Le montant total des achats de l’administration s’élève à 155 milliards d’euros en 2023 selon les informations du Parisien. L’auteur de cet article donne l’exemple d’un stylo BIC quatre couleurs classique, vendu au prix de 2,26 euros TTC dans le catalogue de l’Ugap alors que chez Carrefour il coûte 1,59 euro. Autre exemple cité par Le Parisien, le lot de quatre « chaises pliantes polyvalentes » en plastique noir, fabriquées en France, coûte 274,72 euros au catalogue soit 68,68 euros la chaise. Un modèle Ikea présentant les mêmes caractéristiques coûte 14,99 euros pièce.

Un formalisme imposé à l’administration pour réduire les risques de corruption

Comment s’expliquent ces coûts ? Pour Laurent Richer, professeur émérite de droit public à l’université Paris 1, ces différences de prix s’expliquent par les propres procédures d’achat de l’administration. Des règles destinées « notamment à lutter contre la corruption ». Selon lui, il n’y a pas nécessairement une marge exagérée de la part des fournisseurs officiels de l’administration.

Il y a deux procédures à distinguer, explique le professeur émérite. Soit l’administration procédera à un appel d’offres (selon la procédure prévue par le code des marchés publics). Selon le montant, la formalité sera plus ou moins simplifiée. Soit il passera par une centrale d’achat, l’Ugap étant la principale centrale d’achat de l’Etat.

Que ce soit dans le cas d’un appel d’offre ou en passant par une centrale d’achat, il y aura des frais supplémentaires qui se répercuteront sur le prix final. Pour Laurent Richer, plusieurs éléments expliquent les écarts de prix.

Acheter du « Made In France » et respecter les normes environnementales coûte forcément plus cher

Tout d’abord, des surcoûts liés au temps passé. « Participer à un marché public a des coûts pour l’entreprise qui va fournir le produit, il faut plus de temps pour répondre à un appel d’offre public que pour établir un simple devis. »

Mais il y a aussi des frais de livraison qui peuvent être élevés, poursuit Laurent Richer, citant « par exemple la livraison sur un site militaire » qui, par nature, « s’avère plus complexe ». Les obligations environnementales sont également « très importantes » explique l’avocat. « Rien que cette année, trois nouvelles réglementations européennes imposent des obligations aux administrations. »

Enfin, il y a le fait que les produits « made in France », évidemment plus chers, sont privilégiés.

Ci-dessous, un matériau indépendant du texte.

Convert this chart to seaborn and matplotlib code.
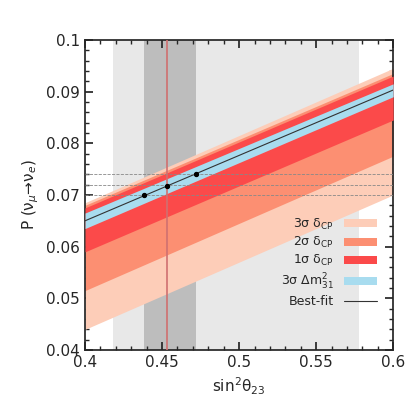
import matplotlib
matplotlib.use("Agg")
import matplotlib.pyplot as plt
import seaborn as sns
import numpy as np
from matplotlib.ticker import MultipleLocator

sns.set_theme(style="ticks")
plt.rcParams['font.family'] = ['DejaVu Sans']

x = [0.4, 0.6]
s3_lo = [0.044, 0.070]; s3_hi = [0.0685, 0.0945]
s2_lo = [0.0515, 0.0775]; s2_hi = [0.068, 0.0935]
s1_lo = [0.059, 0.0845]; s1_hi = [0.0675, 0.093]
dm_lo = [0.0635, 0.0890]; dm_hi = [0.0665, 0.0915]
best = [0.065, 0.0903]
pts_x = [0.438, 0.453, 0.472]
pts_y = [0.0700, 0.0718, 0.0740]
hlines = [0.070, 0.072, 0.074]

fig = plt.figure(figsize=(4.07, 4.07), dpi=100)
ax = fig.add_axes([0.209, 0.14, 0.757, 0.762])
ax.axvspan(0.418, 0.578, color='#e8e8e8', lw=0, zorder=0)
ax.axvspan(0.438, 0.472, color='#bdbdbd', lw=0, zorder=0.5)
ax.fill_between(x, s3_lo, s3_hi, color='#fdcdb8', lw=0, label='3σ δ$_{\\rm CP}$', zorder=1)
ax.fill_between(x, s2_lo, s2_hi, color='#fc8f72', lw=0, label='2σ δ$_{\\rm CP}$', zorder=2)
ax.fill_between(x, s1_lo, s1_hi, color='#fb4a4a', lw=0, label='1σ δ$_{\\rm CP}$', zorder=3)
ax.fill_between(x, dm_lo, dm_hi, color='#a8dcef', lw=0, label='3σ Δm$^2_{31}$', zorder=4)
sns.lineplot(x=x, y=best, color='#333333', lw=0.8, ax=ax, label='Best-fit', zorder=5)
for h in hlines:
    ax.axhline(h, color='#888888', lw=0.6, ls='--', zorder=5)
ax.axvline(0.453, color='#d07070', lw=1.2, zorder=6)
ax.scatter(pts_x, pts_y, color='black', s=8, zorder=7)
ax.set_xlim(0.4, 0.6); ax.set_ylim(0.04, 0.1)
ax.xaxis.set_minor_locator(MultipleLocator(0.01))
ax.yaxis.set_minor_locator(MultipleLocator(0.002))
ax.set_xticks([0.4,0.45,0.5,0.55,0.6]); ax.set_xticklabels(['0.4','0.45','0.5','0.55','0.6'])
ax.set_yticks([0.04,0.05,0.06,0.07,0.08,0.09,0.1]); ax.set_yticklabels(['0.04','0.05','0.06','0.07','0.08','0.09','0.1'])
ax.tick_params(which='both', direction='in', top=True, right=True, labelsize=11)
ax.tick_params(which='major', length=6); ax.tick_params(which='minor', length=3)
ax.set_xlabel('sin$^2$θ$_{23}$', fontsize=11)
ax.set_ylabel('P (ν$_μ$→ν$_e$)', fontsize=11)
leg = ax.legend(loc='lower right', bbox_to_anchor=(0.985, 0.1), frameon=False, fontsize=9,
                markerfirst=False, handlelength=2.7, labelspacing=0.25, handleheight=0.6)
fig.savefig('out.png', dpi=100)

Même si, officiellement, la législation européenne demande seulement aux administrations d’encourager les achats auprès des entreprises européennes.

Par ailleurs, même si certains produits peuvent être plus chers qu’en grande distribution, l’administration n’y est pas perdante.

« Le recours aux centrales d’achats comme l’Ugap reste favorable au secteur public » explique Laurent Richer, « sinon il aurait été abandonné depuis longtemps ».

L’objectif principal de la centrale d’achat sera de mutualiser les achats, afin d’obtenir des économies d’échelle, tout en ayant un produit de bonne qualité. Ils évitent à ceux qui achètent chez eux de passer par un appel d’offres. « Ce service rendu est payant » souligne Laurent Richer, car la centrale d’achat s’accordera elle-même une marge qui se répercutera sur le prix final.

Une amélioration possible de la commande publique en développant la négociation

Des économies sont-elles encore possibles ? Selon l’article du Parisien, dans un rapport daté de 2023 consacré aux dépenses des collectivités locales, l’Inspection générale des finances a estimé que la recherche de performance dans les achats publics peut générer des gains de près de 10 %. « Cela fait 5 milliards d’euros rien que pour les collectivités locales » explique le Parisien.

« On peut toujours améliorer le processus d’achat public » confirme Laurent Richer. Par exemple, « en développant la négociation » entre les fournisseurs et l’administration, on pourrait réduire les coûts, tout en maintenant une offre de qualité.